Rocketing Towards Safer Drug Delivery

Tiny Rockets

An innovative 3-D inkjet printing method has allowed researchers from the University of Sheffield to take the biggest step yet in producing microscopic silk swimming devices that are biodegradable and harmless to a biological system. These devices will potentially be used in the human body for applications including drug delivery and to help pinpoint cancer cells.

Previous devices have been expensive to produce, complicated to manufacture and made from polystyrene beads, carbon nanotubes or metals which have to be covered in a catalyst layer (such as platinum) to be able to swim successfully. These devices are often unfriendly to the biological environment they are placed in.

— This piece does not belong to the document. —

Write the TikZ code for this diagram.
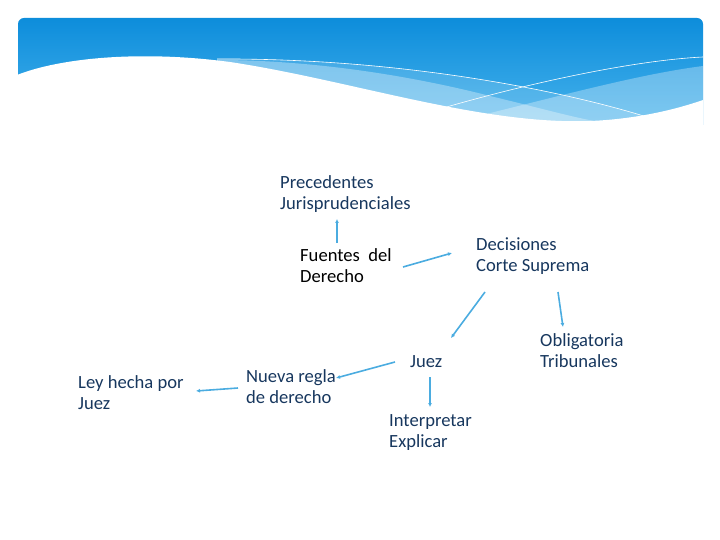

Using this new technique, however, researchers will be able to use safer, non-toxic materials which will not cause harm to or injure any living tissue or biological environment.

The size of a single rocket is miniscule, 300 microns in length and 100 microns in diameter, which can be comparative to the thickness of a single human hair and to top it off they create their own thrust, allowing them to swim through any bio fluid containing the fuel.

bio rockets
a) Schematic showing the RIJ process for manufacturing catalytic micro-rockets. b) Overview of silk rocket RIJ array c) Top view of a symmetrically active silk bio-rocket. d) Symmetrically active bio-rocket. e) Janus micro-rocket – red arrow indicates PMMA barrier layer between catalytically active and inactive segments. f) Image showing a single symmetrical ink micro-rocket. g) Another view of Janus micro-rocket. (Image credits: Small Journal)

This is the first time these micro-rockets have been produced using this new reactive inkjet printing method, which uses a solution of dissolved silk mixed with an enzyme. This solution is placed into a 3-D inkjet printer, which, in a process is similar to normal inkjet printing, builds up layers of ink to create a column of the rocket.

By printing methanol on top of the printed solution a reaction is triggered which forms rigid rocket shape, trapping the enzyme within a silk lattice structure. Enzyme operates as a catalyst, reacting with fuel molecules to produce bubbles that propel the rocket forward.

Using an enzyme as a catalyst and silk to form the rocket produces a much safer device that is biodegradable, cheaper and simpler to make, removing a major barrier to micro-rockets becoming a reality outside of the lab.

The inkjet printing technique also allows to digitally define the shape of a rocket before its placed in the production. This makes it a lot easier to optimize the shape in order to control the way the device swims through the system.

The full study was published in the Small journal.